Skip to content

Citus

Citus is a PostgreSQL extension that turns Postgres into a distributed database. PGVecto.rs works well with Citus. Here are the steps to enable vector search in a Citus maintained PostgreSQL instance.

Citus can works on Single-Node and Multi-Node, both of which are compatible with PGVecto.rs natively.

Single-Node Citus

First, prepare the dockerfile with PGVecto.rs and Citus installed and attach them to PostgreSQL.

TIP

Due to the restriction of Citus, it must be placed at first of shared_preload_libraries.

dockerfile
FROM tensorchord/pgvecto-rs-binary:pg16-v0.3.0-amd64 as binary

FROM postgres:16
COPY --from=binary /pgvecto-rs-binary-release.deb /tmp/vectors.deb
RUN apt-get update && apt-get install -y curl
RUN apt-get install -y /tmp/vectors.deb && rm -f /tmp/vectors.deb
RUN curl https://install.citusdata.com/community/deb.sh -o deb.sh
RUN bash deb.sh 
RUN apt-get install -y postgresql-16-citus-12.1

CMD ["postgres", "-c" ,"shared_preload_libraries=citus,vectors.so", "-c", "search_path=\"$user\", public, vectors"]

We can build and run a Docker image called citus-vector:16 locally.

WARNING

Don't use POSTGRES_HOST_AUTH_METHOD: "trust" in production, see Citus notes about Increasing Worker Security for detailed authentication configure.

shell
docker build -t citus-vector:16 .
docker run --name citus-single -e POSTGRES_HOST_AUTH_METHOD=trust -p 5432:5432 -d citus-vector:16

Once the container is running, we can connect to it with psql, and enable the essential extensions.

sql
-- psql -h 127.0.0.1 -d postgres -U postgres -w
CREATE EXTENSION IF NOT EXISTS citus;
CREATE EXTENSION IF NOT EXISTS vectors;

Once the extensions are created, you can create a simple table, then transform it into a distributed table.

sql
CREATE TABLE items (id bigserial, embedding vector(3), category_id bigint, PRIMARY KEY (id, category_id));
SET citus.shard_count = 4;
SELECT create_distributed_table('items', 'category_id');

The index build and vector search is as same as before.
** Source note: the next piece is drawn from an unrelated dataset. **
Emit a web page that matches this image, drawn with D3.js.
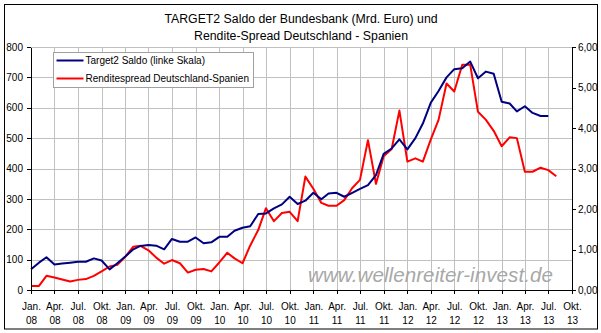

Tables and indexes are distributed to all shards/workers automatically.

sql
INSERT INTO items (embedding, category_id)
SELECT '[1, 1, 1]'::vector, FLOOR(random() * 100) FROM generate_series(1, 1000)
UNION ALL
SELECT '[1, 2, 3]'::vector, FLOOR(random() * 100) FROM generate_series(1, 1000)
UNION ALL
SELECT '[3, 2, 1]'::vector, FLOOR(random() * 100) FROM generate_series(1, 1000);
CREATE INDEX ON items USING vectors (embedding vector_cos_ops) WITH (options = "[indexing.hnsw]");
SELECT id FROM items ORDER BY embedding <=> '[1, 1, 1]' LIMIT 100;

Multi-Node Citus

You can use the same Dockerfile and image for Multi-Node Citus as for [Single-Node Citus](#Single-Node Citus). In this example, we will start a cluster of 1 coordinator node and 2 worker nodes with docker compose.

WARNING

Don't use POSTGRES_HOST_AUTH_METHOD: "trust" in production, see Citus notes about Increasing Worker Security for detailed authentication configure.

yaml
services:
  main:
    container_name: main
    image: 'citus-vector:16'
    ports:
      - "5432:5432"
    environment:
      POSTGRES_HOST_AUTH_METHOD: "trust"
  worker1:
    container_name: worker1
    image: 'citus-vector:16'
    ports:
      - "5431:5432"
    environment:
      POSTGRES_HOST_AUTH_METHOD: "trust"
  worker2:
    container_name: worker2
    image: 'citus-vector:16'
    ports:
      - "5430:5432"
    environment:
      POSTGRES_HOST_AUTH_METHOD: "trust"

Now start all containers with docker-compose. Each container is a Citus node, with 1 coordinator(main) and 2 workers.

shell
docker compose up -d

Once all containers are running, we can enable the essential extensions at all nodes.

shell
psql -h 127.0.0.1 -d postgres -U postgres -w -c 'CREATE EXTENSION IF NOT EXISTS citus;CREATE EXTENSION IF NOT EXISTS vectors;'
psql -h 127.0.0.1 -d postgres -U postgres -w -p 5431 -c 'CREATE EXTENSION IF NOT EXISTS citus;CREATE EXTENSION IF NOT EXISTS vectors;'
psql -h 127.0.0.1 -d postgres -U postgres -w -p 5430 -c 'CREATE EXTENSION IF NOT EXISTS citus;CREATE EXTENSION IF NOT EXISTS vectors;'

To inform the coordinator about its workers, connect to the coordinator node with psql and register the two workers.

sql
-- psql -h 127.0.0.1 -d postgres -U postgres -w
SELECT citus_set_coordinator_host('main', 5432);
SELECT * from citus_add_node('worker1', 5432);
SELECT * from citus_add_node('worker2', 5432);

Finally, you can perform vector queries in the same way as in [Single-Node Citus](#Single-Node Citus).

sql
CREATE TABLE items (id bigserial, embedding vector(3), category_id bigint, PRIMARY KEY (id, category_id));
SET citus.shard_count = 4;
SELECT create_distributed_table('items', 'category_id');
INSERT INTO items (embedding, category_id) 
SELECT '[1, 1, 1]'::vector, FLOOR(random() * 100) FROM generate_series(1, 1000)
UNION ALL
SELECT '[1, 2, 3]'::vector, FLOOR(random() * 100) FROM generate_series(1, 1000)
UNION ALL
SELECT '[3, 2, 1]'::vector, FLOOR(random() * 100) FROM generate_series(1, 1000);
CREATE INDEX ON items USING vectors (embedding vector_cos_ops) WITH (options = "[indexing.hnsw]");
SELECT id FROM items ORDER BY embedding <-> '[1, 1, 1]' LIMIT 100;

Monitor

If you're using a Citus distributed table, the pg_vector_index_stat view on the coordinator will be empty. Since all the indexes are created at the workers actually, we can only inspect the vector status by distributing this view to the workers.

sql
SELECT * from run_command_on_workers($$ SELECT (to_json(array_agg(pg_vector_index_stat .*))) FROM pg_vector_index_stat $$);